How Italians Picnic
A checkered blanket, a wicker basket, good company. These 6 Italian recipes — with packing tips and a checklist — are everything you need for the perfect gita fuoriporta.
The Italian word for a day trip out of the city is gita fuoriporta — and it always involves a basket. A proper one, packed the evening before: focaccia in parchment, tramezzini wrapped individually, arancini in a tin, cookies for the end. A checkered blanket, a good spot, good company. That's the whole plan.
Here is what goes in the basket.
1. Focaccia with Cherry Tomatoes and Oregano The foundation of any Italian picnic — a high, soft focaccia with a crispy base, topped with cherry tomatoes pressed into the dough, coarse salt, and dried oregano. It travels well, tastes better at room temperature than warm, and disappears faster than anything else in the basket. Make it the morning of, wrap it in parchment paper, and slice it at the park.

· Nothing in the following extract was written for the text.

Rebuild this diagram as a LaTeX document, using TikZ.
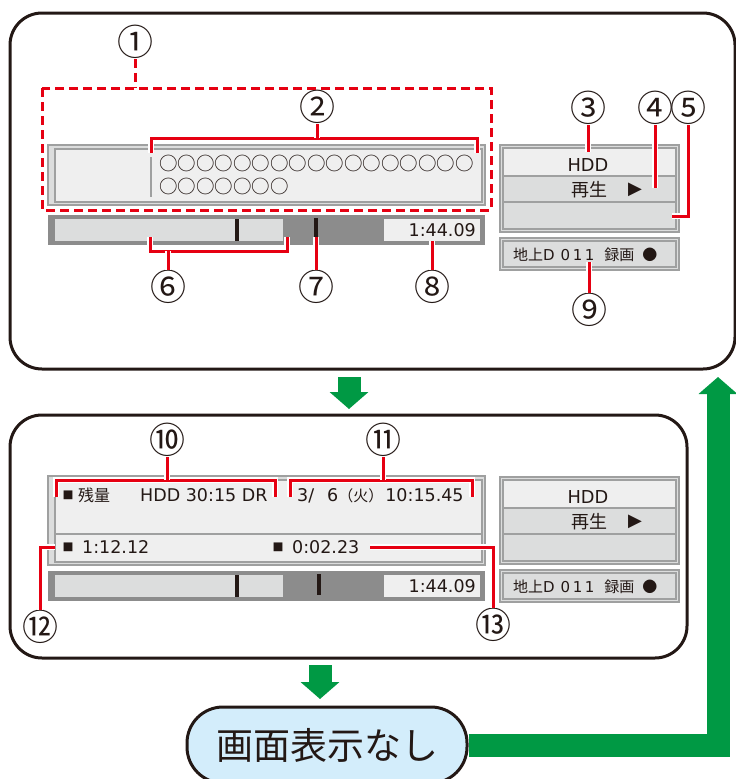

Packing tip: wrap in parchment paper, not plastic — it keeps the crust from going soggy.
2. Tramezzini Soft, crustless white bread cut into triangles, filled with four classic combinations — ham and cheese, tuna and capers, vegetarian with egg and pickles, and smoked salmon with lumpfish roe. The Italian bar sandwich that has been a staple of café counters and picnic baskets for decades. Make them the night before, wrap individually in plastic, and refrigerate — they need at least an hour to settle and are significantly better the next day.
Packing tip: keep them wrapped in plastic until the moment of serving — the bread stays soft and the filling holds together.
3. Zucchini Tart A shortcrust pastry shell filled with zucchini, pancetta, scamorza, eggs, and Parmigiano — baked until golden and sliceable. The Italian savory pie is one of the great picnic dishes precisely because it works at any temperature and holds its shape when cut. Make it the day before, refrigerate, and slice into wedges before leaving.
Packing tip: cut into wedges and stack in a container with parchment paper between each layer.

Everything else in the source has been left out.